Mevrouw Van Kerrebroeck, u vroeg een overzicht van de geselecteerde projecten, en een verantwoording. Begin februari 2006 werd, via verschillende kanalen, de oproep voor proefprojecten brede school gelanceerd. 88 projecten dienden een aanvraag in en stelden zich kandidaat om als proefproject brede school te worden ondersteund. Zoals u weet, werd er een selectiecommissie samengesteld. De selectieprocedure gebeurde als volgt. Ieder commissielid heeft individueel iedere projectaanvraag beoordeeld en een score gegeven, aan de hand van een aantal inhoudelijke beoordelingscriteria. De criteria in dit formulier waren gebaseerd op de oproep brede school. De voorzitter van de commissie heeft een totaaloverzicht gemaakt van de scores en een rangorde opgesteld. De eerste 35 projecten werden geselecteerd voor een bespreking door de selectiecommissie. Ter voorbereiding bracht de voorzitter enkele variabelen aan, zoals spreiding, budget, onderwijsniveau enzovoort. De selectiecommissie nam deze variabelen mee in overweging om te komen tot een evenwichtige selectie.
Projecten met onderling sterk afwijkende scores konden opnieuw aan de leden van de commissie worden voorgelegd. Bovendien konden leden van de commissie projecten die lager hadden gescoord toch ter bespreking voorstellen. Op 12 juni 2006 is de selectiecommissie in overleg gekomen tot de selectie van vijftien projecten. Een overzicht daarvan heb ik bij me. Ik zal het overhandigen aan de secretaris, zodat dit kan worden overgemaakt.
Mijnheer De Cock, uw vraag is een goede vraag. Ik zit er eerlijk gezegd wat verveeld mee, daar ik die vraag niet zomaar kan, of alleszins niet durf, beantwoorden. Eventueel moet u ter zake eens een schriftelijke vraag stellen, zodat we een mooi overzicht kunnen maken.
De voorzitter: Mevrouw Van Kerrebroeck heeft het woord.

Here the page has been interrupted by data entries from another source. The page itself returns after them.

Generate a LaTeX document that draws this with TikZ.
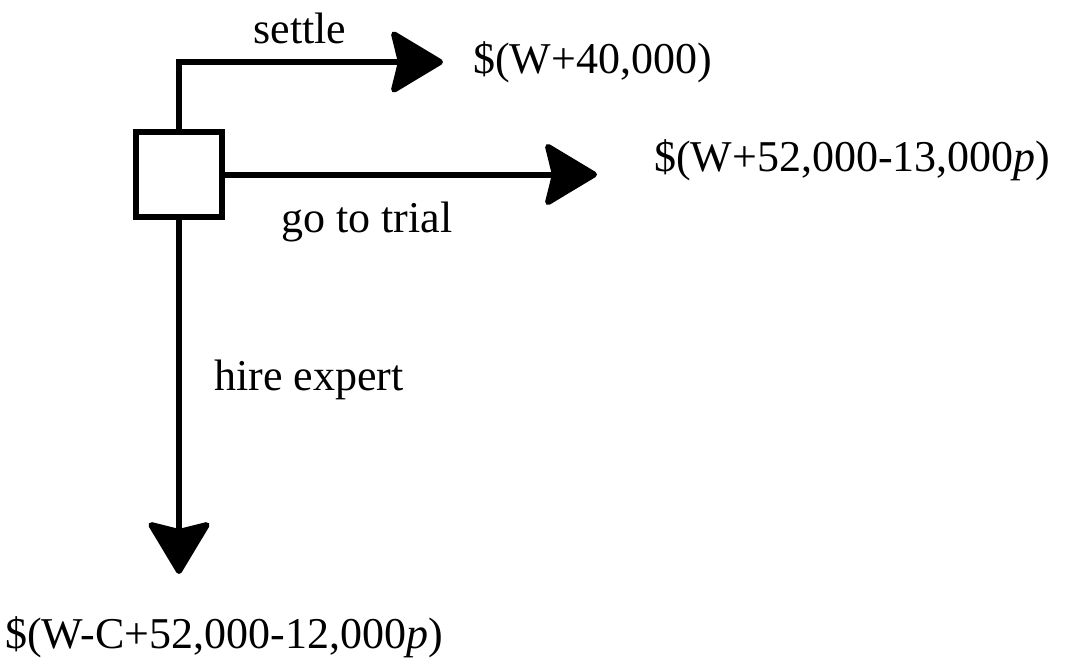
\documentclass[tikz,border=0pt]{standalone}
\usepackage{fontspec}
\setmainfont{Liberation Serif}
\usetikzlibrary{arrows.meta}
\usetikzlibrary{positioning}

\begin{document}
\begin{tikzpicture}
		[x=0.75pt, y=-0.75pt,
		font=\fontsize{33}{40}\selectfont,
		line width=4.5pt
		]
		
		% Styles: decision node, payoffs and branches
		\tikzstyle{decision node}=[rectangle,draw,minimum width=65pt,minimum height=64pt,inner sep=0];
		\tikzstyle{payoff}=[anchor=west,inner sep=0];
		\tikzstyle{branch}=[-{Stealth[length=42pt,width=50pt,inset=6pt,round]}];
		
		\useasboundingbox (0,0) rectangle (1071,662);
		
		% The decision
		\node(dec)[decision node] at (179,174.5) {};
		
		% Ends of the branches
		\coordinate(settleend) at (443,62);
		\coordinate(trialend) at (597,174.5);
		\coordinate(expertend) at (179,574);
		
		% Branches
		\draw[branch](dec.north) |- (settleend);
		\draw[branch](dec.east) -- (trialend);
		\draw[branch](dec.south) -- (expertend);
		
		% Naming the branches
		\node(settle) at (300,28) {settle};
		\node(trial) at (367,222) {go to trial};
		\node(expert) at (309,380) {hire expert};
		
		% Specifying payoffs
		\node(psettle)[payoff] at (470,62) {\$(W+40,000)};
		\node(ptrial)[payoff] at (651,160) {\$(W+52,000-13,000\textit{p})};
		\node(pexpert) at (224,637) {\$(W-C+52,000-12,000\textit{p})};
		\end{tikzpicture}
\end{document}
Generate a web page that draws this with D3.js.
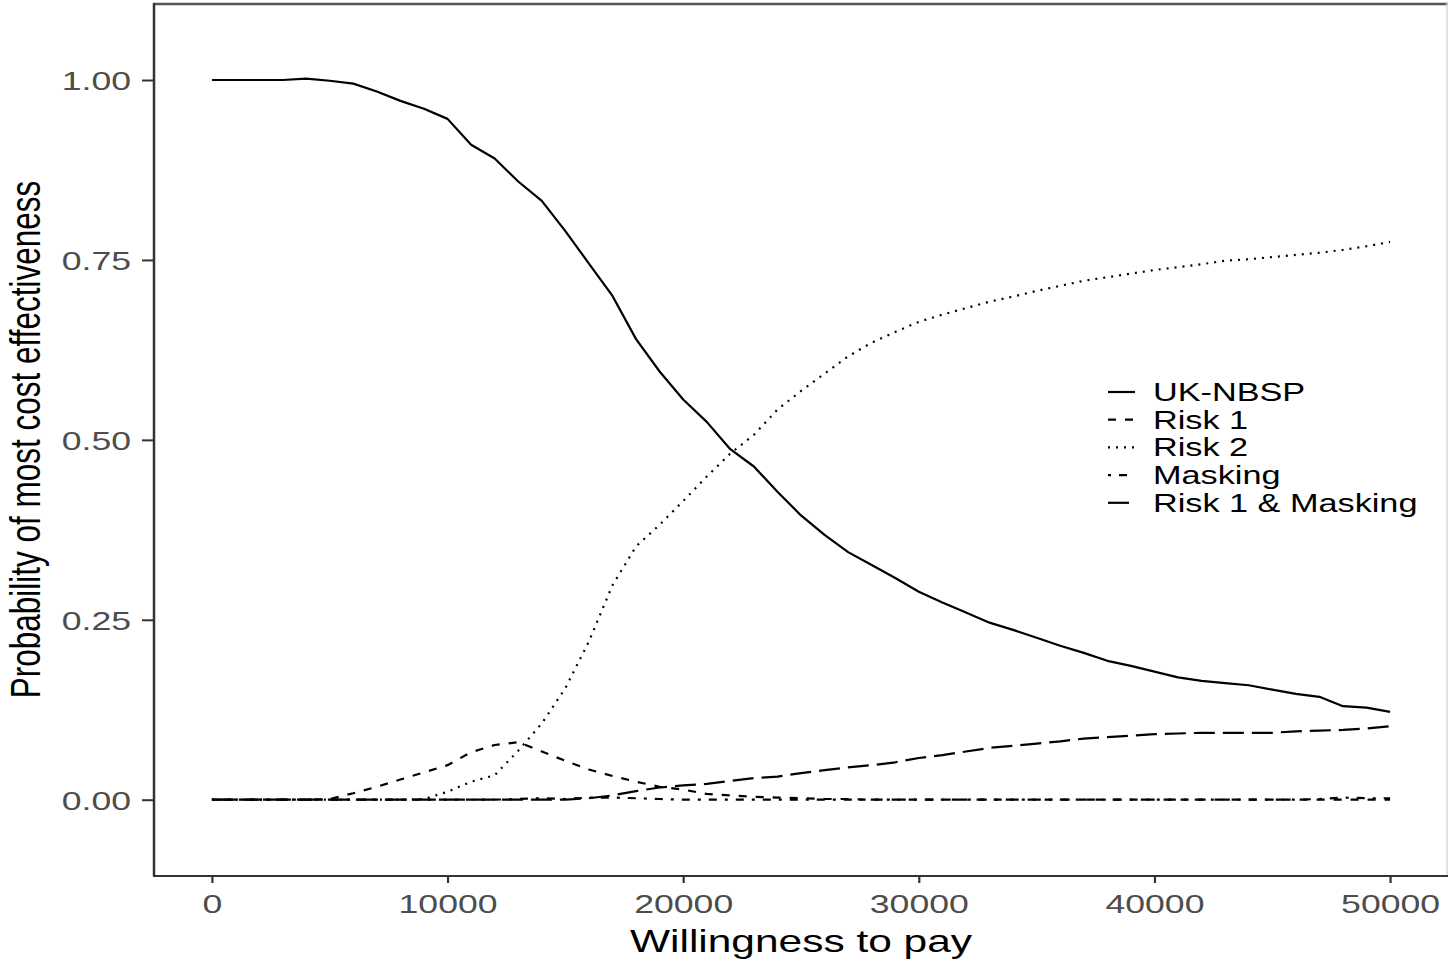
<!DOCTYPE html>
<html>
<head>
<meta charset="utf-8">
<script src="https://cdn.jsdelivr.net/npm/d3@7"></script>
<style>
  html, body { margin: 0; padding: 0; background: #ffffff; }
  svg { display: block; font-family: "Liberation Sans", Arial, sans-serif; }
</style>
</head>
<body>
<svg id="chart" width="1448" height="960"></svg>
<script>
// Willingness-to-pay grid (x values)
const wtp = [0, 1000, 2000, 3000, 4000, 5000, 6000, 7000, 8000, 9000,
  10000, 11000, 12000, 13000, 14000, 15000, 16000, 17000, 18000, 19000,
  20000, 21000, 22000, 23000, 24000, 25000, 26000, 27000, 28000, 29000,
  30000, 31000, 32000, 33000, 34000, 35000, 36000, 37000, 38000, 39000,
  40000, 41000, 42000, 43000, 44000, 45000, 46000, 47000, 48000, 49000, 50000];

// Probability of each strategy being most cost effective
const ukNbsp = [1.000, 1.000, 1.000, 1.000, 1.002, 0.999, 0.995, 0.984, 0.971, 0.960,
  0.946, 0.910, 0.891, 0.859, 0.832, 0.790, 0.745, 0.700, 0.640, 0.595,
  0.556, 0.525, 0.487, 0.463, 0.428, 0.395, 0.368, 0.344, 0.326, 0.308,
  0.289, 0.274, 0.260, 0.246, 0.236, 0.225, 0.214, 0.204, 0.193, 0.186,
  0.178, 0.170, 0.165, 0.162, 0.159, 0.153, 0.147, 0.143, 0.130, 0.128, 0.122];

const risk1 = [0, 0, 0, 0, 0, 0.001, 0.009, 0.018, 0.028, 0.038,
  0.048, 0.066, 0.076, 0.080, 0.067, 0.054, 0.042, 0.033, 0.025, 0.018,
  0.014, 0.008, 0.006, 0.004, 0.003, 0.002, 0.001, 0.001, 0, 0,
  0, 0, 0, 0, 0, 0, 0, 0, 0, 0,
  0, 0, 0, 0, 0, 0, 0, 0, 0, 0, 0];

const risk2 = [0, 0, 0, 0, 0, 0, 0, 0, 0, 0.001,
  0.011, 0.025, 0.034, 0.068, 0.106, 0.155, 0.220, 0.298, 0.352, 0.382,
  0.415, 0.449, 0.481, 0.507, 0.542, 0.568, 0.592, 0.616, 0.635, 0.650,
  0.664, 0.674, 0.683, 0.692, 0.699, 0.707, 0.714, 0.721, 0.726, 0.731,
  0.736, 0.740, 0.744, 0.749, 0.751, 0.754, 0.757, 0.760, 0.764, 0.769, 0.775];

const masking = [0, 0, 0, 0, 0, 0, 0, 0, 0, 0,
  0, 0, 0, 0.001, 0.002, 0.001, 0.003, 0.003, 0.002, 0.001,
  0, 0, 0, 0, 0, 0, 0, 0, 0, 0,
  0, 0, 0, 0, 0, 0, 0, 0, 0, 0,
  0, 0, 0, 0, 0, 0, 0, 0.001, 0.003, 0.002, 0.002];

const risk1Masking = [0, 0, 0, 0, 0, 0, 0, 0, 0, 0,
  0, 0, 0, 0, 0, 0, 0.002, 0.006, 0.012, 0.017,
  0.020, 0.022, 0.026, 0.030, 0.032, 0.037, 0.041, 0.045, 0.048, 0.052,
  0.058, 0.062, 0.067, 0.072, 0.075, 0.078, 0.081, 0.085, 0.087, 0.089,
  0.091, 0.092, 0.093, 0.093, 0.093, 0.093, 0.095, 0.096, 0.097, 0.099, 0.102];

const seriesNames = ["UK-NBSP", "Risk 1", "Risk 2", "Masking", "Risk 1 & Masking"];
const seriesValues = [ukNbsp, risk1, risk2, masking, risk1Masking];
const dashes = [null, "8,9", "2,6", "3,8,8,8", "21,8"];

const xTicks = [0, 10000, 20000, 30000, 40000, 50000];
const yTicks = [0, 0.25, 0.5, 0.75, 1];

const xTitle = "Willingness to pay";
const yTitle = "Probability of most cost effectiveness";

// Layout
const panel = { left: 153, right: 1449, top: 3, bottom: 876 };
const stretch = 1.37;          // horizontal glyph stretch of all text
const tickColor = "#333333";
const labelColor = "#4d4d4d";

const svg = d3.select("#chart");

// scales (5% expansion around the data range)
const x = d3.scaleLinear()
  .domain([-2500, 52500])
  .range([panel.left, panel.right]);
const y = d3.scaleLinear()
  .domain([-0.106, 1.107])
  .range([panel.bottom, panel.top]);

// white plot background
svg.append("rect")
  .attr("x", 0).attr("y", 0).attr("width", 1448).attr("height", 960)
  .attr("fill", "#ffffff");

// panel border
svg.append("line")
  .attr("x1", panel.left).attr("x2", panel.right)
  .attr("y1", panel.top + 1).attr("y2", panel.top + 1)
  .attr("stroke", "#555555").attr("stroke-width", 2.5);
svg.append("line")
  .attr("x1", panel.right - 2).attr("x2", panel.right - 2)
  .attr("y1", panel.top).attr("y2", panel.bottom)
  .attr("stroke", "#d9d9d9").attr("stroke-width", 1.5);
svg.append("line")
  .attr("x1", panel.left).attr("x2", panel.right)
  .attr("y1", panel.bottom).attr("y2", panel.bottom)
  .attr("stroke", tickColor).attr("stroke-width", 2);
svg.append("line")
  .attr("x1", panel.left + 1).attr("x2", panel.left + 1)
  .attr("y1", panel.top).attr("y2", panel.bottom)
  .attr("stroke", tickColor).attr("stroke-width", 2.5);

// x axis
const xAxis = svg.append("g")
  .attr("transform", `translate(0,${panel.bottom})`)
  .call(d3.axisBottom(x).tickValues(xTicks).tickFormat(d3.format("d"))
    .tickSizeOuter(0).tickSizeInner(7).tickPadding(0));
xAxis.select(".domain").remove();
xAxis.selectAll(".tick line").attr("stroke", tickColor).attr("stroke-width", 2.2);
xAxis.selectAll(".tick text")
  .attr("font-family", "Liberation Sans, Arial, sans-serif")
  .attr("font-size", 26)
  .attr("fill", labelColor)
  .attr("y", null).attr("dy", null)
  .attr("text-anchor", "middle")
  .attr("transform", `translate(0,37) scale(${stretch},1)`);

// y axis
const yAxis = svg.append("g")
  .attr("transform", `translate(${panel.left},0)`)
  .call(d3.axisLeft(y).tickValues(yTicks).tickFormat(d3.format(".2f"))
    .tickSizeOuter(0).tickSizeInner(11).tickPadding(0));
yAxis.select(".domain").remove();
yAxis.selectAll(".tick line").attr("stroke", tickColor).attr("stroke-width", 2);
yAxis.selectAll(".tick text")
  .attr("font-family", "Liberation Sans, Arial, sans-serif")
  .attr("font-size", 26)
  .attr("fill", labelColor)
  .attr("x", null).attr("dy", "0.36em")
  .attr("text-anchor", "end")
  .attr("transform", `translate(-22,0) scale(${stretch},1)`);

// series lines
const line = d3.line()
  .x((d, i) => x(wtp[i]))
  .y(d => y(d));

const linesG = svg.append("g");
seriesValues.forEach((vals, k) => {
  linesG.append("path")
    .datum(vals)
    .attr("d", line)
    .attr("fill", "none")
    .attr("stroke", "#000000")
    .attr("stroke-width", 2.2)
    .attr("stroke-linejoin", "round")
    .attr("stroke-dasharray", dashes[k]);
});

// axis titles
svg.append("text")
  .attr("transform", `translate(${(panel.left + panel.right) / 2},952) scale(${stretch},1)`)
  .attr("text-anchor", "middle")
  .attr("font-size", 31)
  .attr("fill", "#000000")
  .text(xTitle);

svg.append("text")
  .attr("transform", `translate(40,${(panel.top + panel.bottom) / 2}) scale(${stretch},1) rotate(-90)`)
  .attr("text-anchor", "middle")
  .attr("font-size", 31.5)
  .attr("fill", "#000000")
  .text(yTitle);

// legend
const legend = svg.append("g").attr("transform", "translate(1108,392)");
const rowGap = 27.7;
seriesNames.forEach((name, k) => {
  const row = legend.append("g").attr("transform", `translate(0,${k * rowGap})`);
  row.append("line")
    .attr("x1", 0).attr("x2", 27).attr("y1", 0).attr("y2", 0)
    .attr("stroke", "#000000").attr("stroke-width", 2.2)
    .attr("stroke-dasharray", dashes[k]);
  row.append("text")
    .attr("transform", `translate(45,9) scale(${stretch},1)`)
    .attr("font-size", 25)
    .attr("fill", "#000000")
    .text(name);
});
</script>
</body>
</html>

Mevrouw Monica Van Kerrebroeck: Mijnheer de minister, ik dank u voor deze concrete uitleg. U kunt er misschien nog een project aan toevoegen, namelijk het project dat zal worden ondersteund door deze commissie. Eind november brengt die immers een bezoek aan Groningen, om daar het project brede school van dichtbij te gaan ervaren.
Minister Frank Vandenbroucke: Dat is heel goed. U hebt mijn morele steun.
De voorzitter: Het incident is gesloten.